Through this initiative, the aim is to help curb the trafficking of fake medicines, through the introduction of legislation criminalising this trafficking and criminal sanctions, with the above all ensuring that they are strictly enforced.
The Brazzaville Foundation, which is behind this initiative, is an independent non-profit organisation based in London and registered with the Charity Commission UK.
Over the past two years, it has tried to raise awareness of the serious harm caused by the rapid development of the trafficking of falsified and poor quality medicines on people’s health in African countries.
For the Foundation, "it is also clear that this trafficking is more and more used to finance terrorism and transnational crime and therefore poses a serious threat to public safety".
The Foundation said that "for the first time, it is not international organizations or non-governmental organizations that are launching an initiative to eradicate this deadly trafficking, but African heads of state themselves".

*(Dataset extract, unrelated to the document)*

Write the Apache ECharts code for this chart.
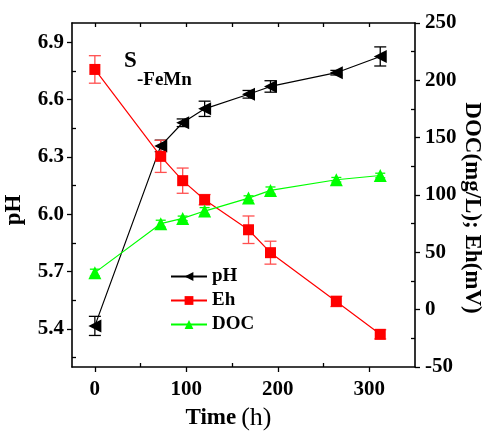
<!DOCTYPE html>
<html><head><meta charset="utf-8">
<script src="https://cdn.jsdelivr.net/npm/echarts@6/dist/echarts.min.js"></script>
<style>html,body{margin:0;padding:0;background:#fff}#c{width:487px;height:435px}</style>
</head><body><div id="c"></div>
<script>
// ---- data ----
const time = [0, 72, 96, 120, 168, 192, 264, 312];
const pH = [5.415, 6.357, 6.478, 6.551, 6.627, 6.668, 6.74, 6.825];
const pHErr = [0.05, 0.03, 0.02, 0.04, 0.02, 0.03, 0.012, 0.05];
const Eh = [209.5, 133.7, 112.5, 95.9, 69.7, 49.7, 7.2, -21.5];
const EhErr = [12, 14, 11, 4.5, 12, 10, 4.5, 4];
const DOC = [32.3, 75, 79.6, 86, 97.3, 104, 113.3, 117];
const DOCErr = [3, 3, 2, 3, 2, 3, 2, 2];
const xLabels = [0, 100, 200, 300];
const xMinor = [50, 150, 250];
const pHLabels = [5.4, 5.7, 6.0, 6.3, 6.6, 6.9];
const pHMinor = [5.25, 5.55, 5.85, 6.15, 6.45, 6.75];
const rightMinor = [-25, 25, 75, 125, 175, 225];

const FONT = '"Liberation Serif", "Times New Roman", serif';
const chart = echarts.init(document.getElementById('c'));

function pairs(v) { return time.map((t, i) => [t, v[i]]); }
function errData(v, e) { return time.map((t, i) => [t, v[i] - e[i], v[i] + e[i]]); }
function errSeries(name, yIdx, v, e, color, cap) {
  return {
    type: 'custom', name: name + 'err', yAxisIndex: yIdx, silent: true, z: 1,
    data: errData(v, e),
    renderItem: function (params, api) {
      const lo = api.coord([api.value(0), api.value(1)]);
      const hi = api.coord([api.value(0), api.value(2)]);
      const st = { stroke: color, lineWidth: 1.3 };
      return { type: 'group', children: [
        { type: 'line', shape: { x1: lo[0], y1: lo[1], x2: hi[0], y2: hi[1] }, style: st },
        { type: 'line', shape: { x1: lo[0] - cap, y1: lo[1], x2: lo[0] + cap, y2: lo[1] }, style: st },
        { type: 'line', shape: { x1: hi[0] - cap, y1: hi[1], x2: hi[0] + cap, y2: hi[1] }, style: st }
      ]};
    }
  };
}
const axLine = { show: true, onZero: false, lineStyle: { color: '#000', width: 1.6 } };
const noLine = { show: false, onZero: false };
const lab = { color: '#000', fontFamily: FONT, fontWeight: 'bold', fontSize: 21 };
const tickStyle = { color: '#000', width: 1.3 };

chart.setOption({
  animation: false,
  grid: { left: 72, right: 72, top: 23, bottom: 68, containLabel: false, outerBoundsMode: 'none' },
  legend: {
    orient: 'vertical', left: 170, top: 267, padding: 0, itemWidth: 36, itemHeight: 11, itemGap: 5,
    data: ['pH', 'Eh', 'DOC'],
    textStyle: { fontFamily: FONT, fontWeight: 'bold', fontSize: 19, color: '#000' }
  },
  xAxis: [
    { type: 'value', min: -25, max: 350, position: 'bottom', axisLine: axLine, splitLine: { show: false },
      axisTick: { customValues: xLabels, length: 5, inside: false, lineStyle: tickStyle },
      axisLabel: Object.assign({ customValues: xLabels, margin: 12 }, lab),
      name: '{b|Time}{n|(h)}', nameLocation: 'middle', nameGap: 35,
      nameTextStyle: { padding: [0, 30, 0, 0], rich: {
        b: { fontFamily: FONT, fontWeight: 'bold', fontSize: 23, color: '#000', padding: [0, 5, 0, 0] },
        n: { fontFamily: FONT, fontWeight: 'normal', fontSize: 26, color: '#000' } } } },
    { type: 'value', min: -25, max: 350, position: 'bottom', axisLine: noLine, splitLine: { show: false },
      axisTick: { customValues: xMinor, length: 4, inside: true, lineStyle: tickStyle },
      axisLabel: { show: false } },
    { type: 'value', min: -25, max: 350, position: 'top', axisLine: axLine, splitLine: { show: false },
      axisTick: { customValues: [0, 50, 100, 150, 200, 250, 300], length: 4, inside: true, lineStyle: tickStyle },
      axisLabel: { show: false } }
  ],
  yAxis: [
    { type: 'value', min: 5.2, max: 7.0, position: 'left', axisLine: axLine, splitLine: { show: false },
      axisTick: { customValues: pHLabels, length: 5, inside: false, lineStyle: tickStyle },
      axisLabel: Object.assign({ customValues: pHLabels, margin: 8, formatter: v => v.toFixed(1) }, lab),
      name: 'pH', nameLocation: 'middle', nameGap: 46, nameRotate: 90,
      nameTextStyle: { fontFamily: FONT, fontWeight: 'bold', fontSize: 23, color: '#000', padding: [0, 30, 0, 0] } },
    { type: 'value', min: -50, max: 250, interval: 50, position: 'right', axisLine: axLine, splitLine: { show: false },
      axisTick: { length: 5, inside: false, lineStyle: tickStyle },
      axisLabel: Object.assign({ margin: 10 }, lab),
      name: 'DOC(mg/L); Eh(mV)', nameLocation: 'middle', nameGap: 45, nameRotate: -90, nameMoveOverlap: false,
      nameTextStyle: { fontFamily: FONT, fontWeight: 'bold', fontSize: 23, color: '#000', padding: [0, 0, 0, 26] } },
    { type: 'value', min: 5.2, max: 7.0, position: 'left', axisLine: noLine, splitLine: { show: false },
      axisTick: { customValues: pHMinor, length: 4, inside: true, lineStyle: tickStyle },
      axisLabel: { show: false } },
    { type: 'value', min: -50, max: 250, position: 'right', axisLine: noLine, splitLine: { show: false },
      axisTick: { customValues: rightMinor, length: 4, inside: true, lineStyle: tickStyle },
      axisLabel: { show: false } }
  ],
  graphic: [
    { type: 'text', left: 124, top: 50, style: { text: 'S', fontFamily: FONT, fontWeight: 'bold', fontSize: 23, fill: '#000' } },
    { type: 'text', left: 137, top: 71, style: { text: '-FeMn', fontFamily: FONT, fontWeight: 'bold', fontSize: 19, fill: '#000' } }
  ],
  series: [
    errSeries('pH', 0, pH, pHErr, '#000', 6),
    errSeries('Eh', 1, Eh, EhErr, '#ff5050', 6),
    errSeries('DOC', 1, DOC, DOCErr, '#00ff00', 5),
    { type: 'line', name: 'pH', yAxisIndex: 0, data: pairs(pH), symbol: 'triangle', symbolRotate: 90, symbolSize: 13,
      itemStyle: { color: '#000' }, lineStyle: { color: '#000', width: 1.2 }, z: 3 },
    { type: 'line', name: 'Eh', yAxisIndex: 1, data: pairs(Eh), symbol: 'rect', symbolSize: 11,
      itemStyle: { color: '#ff0000' }, lineStyle: { color: '#ff0000', width: 1.2 }, z: 3 },
    { type: 'line', name: 'DOC', yAxisIndex: 1, data: pairs(DOC), symbol: 'triangle', symbolSize: 13,
      itemStyle: { color: '#00ff00' }, lineStyle: { color: '#00ff00', width: 1.2 }, z: 3 }
  ]
});
</script></body></html>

The heads of state involved in the initiative agreed to confirm their political commitment at a meeting to be held on 8 and 9 October in Lomé, Togo, where they will sign a Memorandum of Understanding (MoU) and approve a detailed Action Plan, with a clearly defined timetable.
The aim of this initiative is to quickly introduce legislation to criminalise the trafficking of counterfeit and poor quality medicines and to ensure that this legislation is harmonized between the Parties in the MoU.
PANA took this opportunity to open a dossier on the issue of trafficking in fake medicines on the African continent from this Friday, 13 September.